* Begin AVAILABLE RECORDS *

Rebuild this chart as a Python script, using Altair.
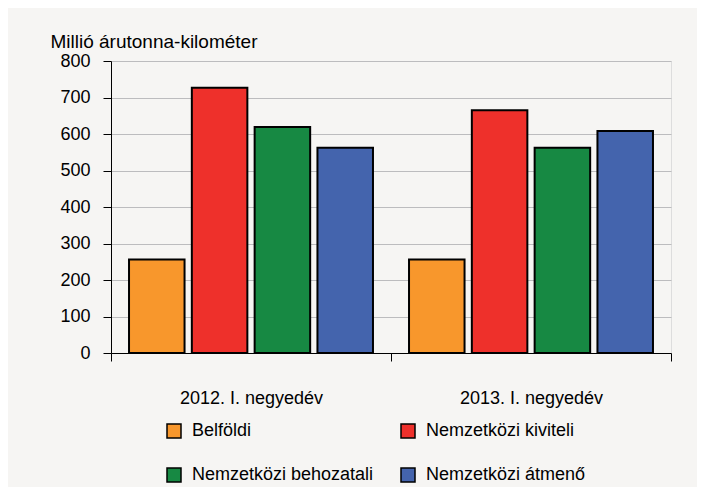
import altair as alt
import pandas as pd

periods = ["2012. I. negyedév", "2013. I. negyedév"]
categories = ["Belföldi", "Nemzetközi kiviteli", "Nemzetközi behozatali", "Nemzetközi átmenő"]
values_2012 = [256, 727, 619, 562]
values_2013 = [256, 665, 562, 608]
colors = ["#F8972C", "#EE302B", "#178943", "#4464AD"]
y_ticks = [0, 100, 200, 300, 400, 500, 600, 700, 800]
y_title = "Millió árutonna-kilométer"

rows = []
for p, vals in zip(periods, [values_2012, values_2013]):
    for c, v in zip(categories, vals):
        rows.append({"period": p, "category": c, "value": v})
df = pd.DataFrame(rows)

# legend grid fills column by column: order entries so rows read as in the reference
legend_order = [categories[0], categories[2], categories[1], categories[3]]
legend_colors = [colors[0], colors[2], colors[1], colors[3]]

BG = "#F6F5F3"
FONT = "Liberation Sans"

chart = alt.Chart(df).mark_bar(stroke="black", strokeWidth=2).encode(
    x=alt.X(
        "period:N",
        sort=periods,
        scale=alt.Scale(paddingInner=0, paddingOuter=0),
        axis=alt.Axis(
            title=None,
            labelAngle=0,
            tickBand="extent",
            grid=False,
            ticks=True,
            tickSize=8,
            tickColor="black",
            domainColor="black",
            labelColor="black",
            labelFontSize=18,
            labelFont=FONT,
            labelBaseline="alphabetic",
            labelPadding=42,
        ),
    ),
    xOffset=alt.XOffset(
        "category:N",
        sort=categories,
        scale=alt.Scale(paddingInner=0.116, paddingOuter=0.287),
    ),
    y=alt.Y(
        "value:Q",
        scale=alt.Scale(domain=[0, 800], nice=False),
        axis=alt.Axis(
            values=y_ticks,
            title=y_title,
            titleAngle=0,
            titleAlign="left",
            titleBaseline="alphabetic",
            titleX=-61,
            titleY=-14,
            titleFontSize=19,
            titleFontWeight="normal",
            titleFont=FONT,
            titleColor="black",
            grid=True,
            gridColor="#BCBCBE",
            gridWidth=1.2,
            tickSize=8,
            tickColor="black",
            domainColor="black",
            labelColor="black",
            labelFontSize=18,
            labelFont=FONT,
            labelPadding=13,
        ),
    ),
    color=alt.Color(
        "category:N",
        scale=alt.Scale(domain=legend_order, range=legend_colors),
        legend=alt.Legend(
            title=None,
            orient="none",
            legendX=54,
            legendY=361,
            columns=2,
            columnPadding=24,
            rowPadding=24,
            padding=0,
            symbolType="square",
            symbolSize=196,
            symbolStrokeColor="black",
            symbolStrokeWidth=1.5,
            labelFontSize=18,
            labelFont=FONT,
            labelColor="black",
            labelOffset=9,
            labelLimit=400,
        ),
    ),
).properties(
    width=560,
    height=292,
    padding={"left": 103, "top": 53, "right": 26, "bottom": 134},
    autosize=alt.AutoSizeParams(type="none"),
    background=BG,
).configure_view(
    stroke="#555555",
    strokeWidth=1,
    fill=BG,
).configure(font=FONT)

chart.save("out.html", embed_options={"renderer": "svg", "actions": False})
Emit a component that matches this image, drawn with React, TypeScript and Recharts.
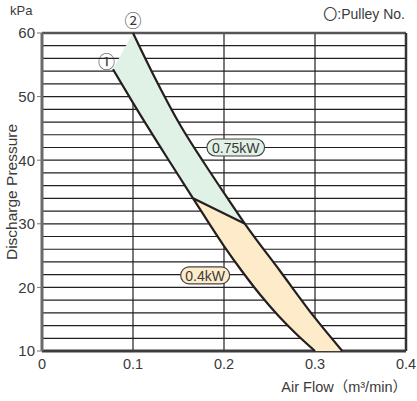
import React from "react";
import {
  ComposedChart,
  XAxis,
  YAxis,
  Scatter,
  ReferenceLine,
  ReferenceDot,
  Polygon,
} from "recharts";

// ---- data ----
const xTicks = [0, 0.1, 0.2, 0.3, 0.4];
const yTicks = [10, 20, 30, 40, 50, 60];
const hGrid = [12, 14, 16, 18, 20, 22, 24, 26, 28, 30, 32, 34, 36, 38, 40, 42, 44, 46, 48, 50, 52, 54, 56, 58];
const vGrid = [0.1, 0.2, 0.3];

// left boundary (pulley 1), continuous through both motors
const leftEdge = [
  { x: 0.078, y: 54.3 },
  { x: 0.1005, y: 48.9 },
  { x: 0.137, y: 40.5 },
  { x: 0.166, y: 34 },
  { x: 0.2, y: 26.5 },
  { x: 0.22, y: 22.5 },
  { x: 0.24, y: 18.8 },
  { x: 0.26, y: 15.5 },
  { x: 0.28, y: 12.6 },
  { x: 0.3, y: 10 },
];
// right boundary (pulley 2)
const rightEdge = [
  { x: 0.1, y: 60 },
  { x: 0.1225, y: 53.4 },
  { x: 0.152, y: 45.5 },
  { x: 0.178, y: 39.6 },
  { x: 0.204, y: 34 },
  { x: 0.223, y: 30 },
  { x: 0.262, y: 22.5 },
  { x: 0.3, y: 15.2 },
  { x: 0.33, y: 10 },
];
// boundary between 0.75kW and 0.4kW
const divider = [
  { x: 0.166, y: 34 },
  { x: 0.223, y: 30 },
];
// 0.75kW region outline
const greenRegion = [
  { x: 0.078, y: 54.3 },
  { x: 0.1, y: 60 },
  { x: 0.1225, y: 53.4 },
  { x: 0.152, y: 45.5 },
  { x: 0.178, y: 39.6 },
  { x: 0.204, y: 34 },
  { x: 0.223, y: 30 },
  { x: 0.166, y: 34 },
  { x: 0.137, y: 40.5 },
  { x: 0.1005, y: 48.9 },
];
// 0.4kW region outline
const orangeRegion = [
  { x: 0.166, y: 34 },
  { x: 0.223, y: 30 },
  { x: 0.262, y: 22.5 },
  { x: 0.3, y: 15.2 },
  { x: 0.33, y: 10 },
  { x: 0.3, y: 10 },
  { x: 0.28, y: 12.6 },
  { x: 0.26, y: 15.5 },
  { x: 0.24, y: 18.8 },
  { x: 0.22, y: 22.5 },
  { x: 0.2, y: 26.5 },
];
const pulleyMarks = [
  { x: 0.0708, y: 55.6, label: "①" },
  { x: 0.0999, y: 62.2, label: "②" },
];
const motorLabels = [
  { x: 0.2129, y: 42.0, label: "0.75kW", fill: "#e2f1e6" },
  { x: 0.1793, y: 21.9, label: "0.4kW", fill: "#fdebc9" },
];

const FONT = "'Liberation Sans', Arial, 'Noto Sans CJK JP', sans-serif";
const INK = "#231f20";
const TEXT = "#3a3a3a";

const hidden = () => <g />;

export default function App() {
  return (
    <div style={{ position: "absolute", left: 0, top: 0, width: 417, height: 401, background: "#fff", fontFamily: FONT }}>
      <ComposedChart
        width={417}
        height={401}
        margin={{ top: 33, right: 11, bottom: 20, left: 0 }}
      >
        <XAxis
          type="number"
          dataKey="x"
          domain={[0, 0.4]}
          ticks={xTicks}
          tickFormatter={(v: number) => (v === 0 ? "0" : String(v))}
          axisLine={{ stroke: "#3d3d3d", strokeWidth: 3 }}
          tickLine={false}
          tickSize={4}
          tickMargin={4}
          height={30}
          tick={{ fontSize: 14.5, fill: TEXT, fontFamily: FONT }}
          label={(props: any) => {
            const vb = props.viewBox;
            return (
              <text
                x={vb.x + vb.width + 1}
                y={392}
                textAnchor="end"
                fontSize={14.5}
                fill={TEXT}
                fontFamily={FONT}
              >
                Air Flow（m³/min）
              </text>
            );
          }}
        />
        <YAxis
          type="number"
          dataKey="y"
          domain={[10, 60]}
          ticks={yTicks}
          width={42}
          axisLine={{ stroke: "#6a6a6a", strokeWidth: 3 }}
          tickLine={{ stroke: "#777" }}
          tickSize={5}
          tickMargin={2}
          tick={{ fontSize: 15, fill: TEXT, fontFamily: FONT }}
          label={(props: any) => {
            const vb = props.viewBox;
            const cy = vb.y + vb.height / 2;
            return (
              <text
                x={17}
                y={cy}
                transform={`rotate(-90 17 ${cy})`}
                textAnchor="middle"
                fontSize={15.5}
                fill={TEXT}
                fontFamily={FONT}
              >
                Discharge Pressure
              </text>
            );
          }}
        />

        <Scatter
          data={greenRegion}
          dataKey="y"
          isAnimationActive={false}
          shape={hidden}
          lineType="joint"
          line={(p: any) => <Polygon points={p.points} fill="#e0f1e5" stroke="none" />}
        />
        <Scatter
          data={orangeRegion}
          dataKey="y"
          isAnimationActive={false}
          shape={hidden}
          lineType="joint"
          line={(p: any) => <Polygon points={p.points} fill="#feebc9" stroke="none" />}
        />

        {hGrid.map((v) => (
          <ReferenceLine key={"h" + v} y={v} stroke={INK} strokeWidth={1.2} />
        ))}
        {vGrid.map((v) => (
          <ReferenceLine key={"v" + v} x={v} stroke={INK} strokeWidth={1.2} />
        ))}
        <ReferenceLine y={60} stroke="#555" strokeWidth={2.5} />
        <ReferenceLine x={0.4} stroke="#333" strokeWidth={2.5} />

        <Scatter
          data={leftEdge}
          dataKey="y"
          isAnimationActive={false}
          shape={hidden}
          lineType="joint"
          lineJointType="monotoneX"
          line={{ stroke: INK, strokeWidth: 2.2 }}
        />
        <Scatter
          data={rightEdge}
          dataKey="y"
          isAnimationActive={false}
          shape={hidden}
          lineType="joint"
          lineJointType="monotoneX"
          line={{ stroke: INK, strokeWidth: 2.2 }}
        />
        <Scatter
          data={divider}
          dataKey="y"
          isAnimationActive={false}
          shape={hidden}
          lineType="joint"
          lineJointType="linear"
          line={{ stroke: INK, strokeWidth: 2.2 }}
        />

        {pulleyMarks.map((m) => (
          <ReferenceDot
            key={m.label}
            x={m.x}
            y={m.y}
            r={1}
            ifOverflow="visible"
            shape={(p: any) => (
              <text
                x={p.cx}
                y={p.cy}
                textAnchor="middle"
                dominantBaseline="central"
                fontSize={17}
                fill={TEXT}
                fontFamily="'Noto Sans CJK JP', sans-serif"
              >
                {m.label}
              </text>
            )}
          />
        ))}
        {motorLabels.map((m) => (
          <ReferenceDot
            key={m.label}
            x={m.x}
            y={m.y}
            r={1}
            ifOverflow="visible"
            shape={(p: any) => {
              const w = m.label.length * 8.6 + 6;
              return (
                <g>
                  <rect
                    x={p.cx - w / 2}
                    y={p.cy - 8.5}
                    width={w}
                    height={17}
                    rx={8.5}
                    fill={m.fill}
                    stroke="#444"
                    strokeWidth={1.2}
                  />
                  <text
                    x={p.cx}
                    y={p.cy + 0.5}
                    textAnchor="middle"
                    dominantBaseline="central"
                    fontSize={14}
                    fill={TEXT}
                    fontFamily={FONT}
                  >
                    {m.label}
                  </text>
                </g>
              );
            }}
          />
        ))}
      </ComposedChart>
      <div style={{ position: "absolute", left: 10, top: 3, fontSize: 13, color: TEXT, fontFamily: FONT }}>kPa</div>
      <div style={{ position: "absolute", right: 12, top: 3, fontSize: 14, color: TEXT, fontFamily: FONT, whiteSpace: "nowrap" }}>
        <span style={{ fontFamily: "'Noto Sans CJK JP', sans-serif", fontSize: 14 }}>〇</span>:Pulley No.
      </div>
    </div>
  );
}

* End AVAILABLE RECORDS *

AIM: Return only the lines running from the top of the data to the line that holds "import pandas as pd". Include both of those lines, but skip the pictures.

OUTPUT BELOW:
Rebuild this chart as a Python script, using Altair.
import altair as alt
import pandas as pd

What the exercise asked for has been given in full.